▶ Given problem: Extract only the lines running from the top of the entries to the line that holds "var braneX = [0, 67.2, 100];". Include that line and omit the pictures.

═════ Stored rows

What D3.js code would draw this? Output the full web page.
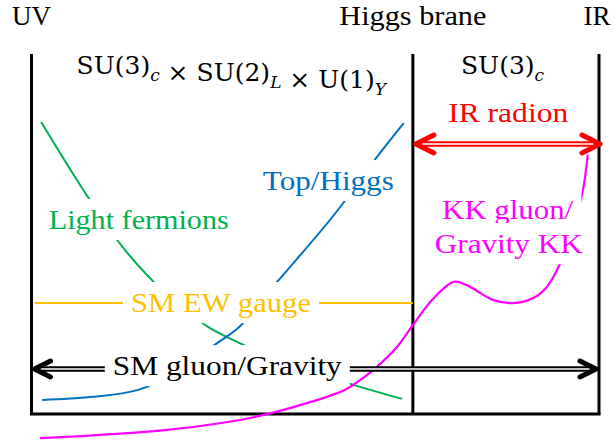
<!DOCTYPE html>
<html>
<head>
<meta charset="utf-8">
<script src="https://cdn.jsdelivr.net/npm/d3@7"></script>
</head>
<body style="margin:0">
<script>
// Position along the extra dimension runs from 0 (UV) to 100 (IR),
// the vertical value is the profile height (0 = bottom of the box).

// branes
var braneNames = ["UV", "Higgs brane", "IR"];
var braneX = [0, 67.2, 100];

// field profiles, [position, height]
var lightFermions = [[1.7, 81.1], [10.3, 59.4], [15.9, 46.7], [21.4, 36.9], [31.1, 24.2],
                     [37.1, 19.4], [56.7, 8.1], [65.3, 4.2]];
var topHiggs = [[1.9, 3.9], [10.3, 4.7], [18.8, 6.7], [32.7, 19.7], [36.4, 23.9],
                [43.4, 36.9], [54.4, 57.5], [60.2, 70.0], [65.6, 80.8]];
var ewGauge = [[0.6, 30.8], [67.2, 30.8]];
var kkGluon = [[1.5, -6.7], [23.9, -4.4], [38.5, -1.1], [49.1, 3.3], [55.2, 6.7], [56.7, 8.1],
               [60.2, 12.2], [64.4, 18.6], [67.2, 24.7], [70.7, 31.9], [74.4, 36.7], [76.7, 35.8],
               [81.3, 31.7], [84.8, 30.8], [88.4, 32.2], [90.8, 35.3], [92.8, 40.6], [95.3, 51.0],
               [97.2, 62.5], [98.0, 72.0]];

// flat modes drawn as double arrows: [from, to, height]
var smGluon = [0, 100, 12.5];
var irRadion = [67.2, 100, 75.0];

// gauge groups above each region
var gaugeGroups = [
  {x: 35.2, parts: [["SU(3)", "c"], [" × SU(2)", "L"], [" × U(1)", "Y"]]},
  {x: 83.0, parts: [["SU(3)", "c"]]}
];

// labels on the curves, [text, position, height, series]
var curveLabels = [
  ["Light fermions", 18.9, 51.4, "fermion"],
  ["Top/Higgs", 52.3, 62.2, "top"],
  ["SM EW gauge", 33.4, 28.3, "ew"],
  ["SM gluon/Gravity", 34.5, 10.8, "gluon"],
  ["IR radion", 84.0, 81.1, "radion"],
  ["KK gluon/", 83.9, 54.2, "kk"],
  ["Gravity KK", 84.1, 44.7, "kk"]
];

var colors = {
  fermion: "#00b050",
  top: "#0070c0",
  ew: "#ffc000",
  gluon: "#000000",
  radion: "#ff0000",
  kk: "#ff00ff"
};

// measured text widths so the serif font spans like the original
var textWidths = {
  "Light fermions": 180, "Top/Higgs": 131, "SM EW gauge": 180, "SM gluon/Gravity": 229,
  "IR radion": 120, "KK gluon/": 131, "Gravity KK": 148, "Higgs brane": 147
};

var width = 615, height = 445;

var svg = d3.select("body").append("svg")
  .attr("width", width)
  .attr("height", height)
  .attr("font-family", "Liberation Serif, serif");

var xScale = d3.scaleLinear().domain([0, 100]).range([31.5, 599]);
var yScale = d3.scaleLinear().domain([0, 100]).range([414, 54]);

// box around the bulk
svg.selectAll(".brane")
  .data(braneX)
  .enter()
  .append("line")
  .attr("class", "brane")
  .attr("x1", function(d) { return xScale(d); })
  .attr("x2", function(d) { return xScale(d); })
  .attr("y1", yScale(0))
  .attr("y2", yScale(100))
  .attr("stroke", "#000")
  .attr("stroke-width", 3);

svg.append("line")
  .attr("x1", xScale(0) - 1.5)
  .attr("x2", xScale(100) + 1.5)
  .attr("y1", yScale(0))
  .attr("y2", yScale(0))
  .attr("stroke", "#000")
  .attr("stroke-width", 3);

// brane names on top
svg.selectAll(".braneName")
  .data(braneNames)
  .enter()
  .append("text")
  .attr("class", "braneName")
  .attr("x", function(d, i) { return xScale(braneX[i]) - (d == "IR" ? 2 : 0); })
  .attr("y", 25)
  .attr("text-anchor", "middle")
  .attr("font-size", 27)
  .attr("fill", "#000")
  .text(function(d) { return d; });

// profiles
var line = d3.line()
  .x(function(d) { return xScale(d[0]); })
  .y(function(d) { return yScale(d[1]); });

function drawProfile(data, color, curve, w) {
  svg.append("path")
    .datum(data)
    .attr("d", line.curve(curve))
    .attr("fill", "none")
    .attr("stroke", color)
    .attr("stroke-width", w);
}

drawProfile(ewGauge, colors.ew, d3.curveLinear, 2);
drawProfile(lightFermions, colors.fermion, d3.curveMonotoneX, 2);
drawProfile(topHiggs, colors.top, d3.curveMonotoneX, 2);
drawProfile(kkGluon, colors.kk, d3.curveCatmullRom, 2.2);

// double arrows
function doubleArrow(mode, color, tipIn, arm, half) {
  var y = yScale(mode[2]);
  var left = xScale(mode[0]) + tipIn[0];
  var right = xScale(mode[1]) + tipIn[1];
  svg.append("line")
    .attr("x1", left + 6).attr("x2", right - 6)
    .attr("y1", y).attr("y2", y)
    .attr("stroke", color)
    .attr("stroke-width", 5.5);
  svg.append("line")
    .attr("x1", left + 6).attr("x2", right - 6)
    .attr("y1", y).attr("y2", y)
    .attr("stroke", "#fff")
    .attr("stroke-width", 1.6);
  [[left, 1], [right, -1]].forEach(function(h) {
    svg.append("path")
      .attr("d", "M" + (h[0] + h[1] * arm) + "," + (y - half) +
                 "L" + h[0] + "," + y +
                 "L" + (h[0] + h[1] * arm) + "," + (y + half))
      .attr("fill", "none")
      .attr("stroke", color)
      .attr("stroke-width", 5)
      .attr("stroke-linecap", "round")
      .attr("stroke-linejoin", "round");
  });
}

doubleArrow(smGluon, colors.gluon, [3, -3], 16, 8);
doubleArrow(irRadion, colors.radion, [3, 1], 18, 9);

// gauge groups
gaugeGroups.forEach(function(g) {
  var t = svg.append("text")
    .attr("x", xScale(g.x))
    .attr("y", yScale(94.4))
    .attr("text-anchor", "middle")
    .attr("font-family", "DejaVu Serif, serif")
    .attr("font-size", 25)
    .attr("fill", "#000");
  g.parts.forEach(function(p) {
    t.append("tspan").text(p[0]);
    t.append("tspan")
      .attr("dy", 7)
      .attr("font-size", 17)
      .attr("font-style", "italic")
      .text(p[1]);
    t.append("tspan").attr("dy", -7).text("");
  });
});

// curve labels with white boxes behind them
var labelGroups = svg.selectAll(".label")
  .data(curveLabels)
  .enter()
  .append("g")
  .attr("class", "label");

labelGroups.append("text")
  .attr("x", function(d) { return xScale(d[1]); })
  .attr("y", function(d) { return yScale(d[2]); })
  .attr("text-anchor", "middle")
  .attr("font-size", 28)
  .attr("textLength", function(d) { return textWidths[d[0]]; })
  .attr("lengthAdjust", "spacingAndGlyphs")
  .attr("fill", function(d) { return colors[d[3]]; })
  .text(function(d) { return d[0]; });

labelGroups.each(function(d) {
  if (d[3] == "radion") { return; }
  var box = d3.select(this).select("text").node().getBBox();
  d3.select(this).insert("rect", "text")
    .attr("x", box.x - 8)
    .attr("y", box.y - 5)
    .attr("width", box.width + 16)
    .attr("height", box.height + 10)
    .attr("fill", "#fff");
});

svg.selectAll(".braneName")
  .filter(function(d) { return d == "Higgs brane"; })
  .attr("textLength", textWidths["Higgs brane"])
  .attr("lengthAdjust", "spacingAndGlyphs");
</script>
</body>
</html>
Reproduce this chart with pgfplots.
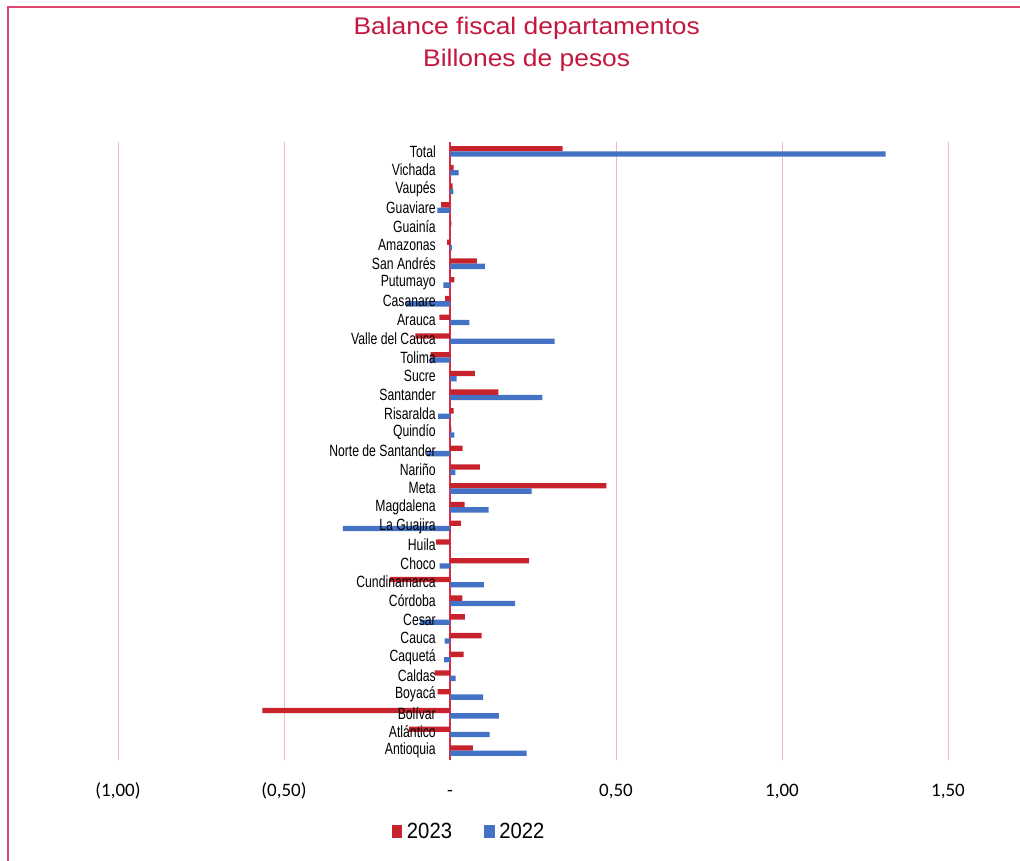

══════════

▶ Exercise solution:
What D3.js code would draw this? Output the full web page.
<!DOCTYPE html>
<html>
<head>
<meta charset="utf-8">
<script src="https://cdn.jsdelivr.net/npm/d3@7"></script>
</head>
<body style="margin:0">
<script>
// Position along the extra dimension runs from 0 (UV) to 100 (IR),
// the vertical value is the profile height (0 = bottom of the box).

// branes
var braneNames = ["UV", "Higgs brane", "IR"];
var braneX = [0, 67.2, 100];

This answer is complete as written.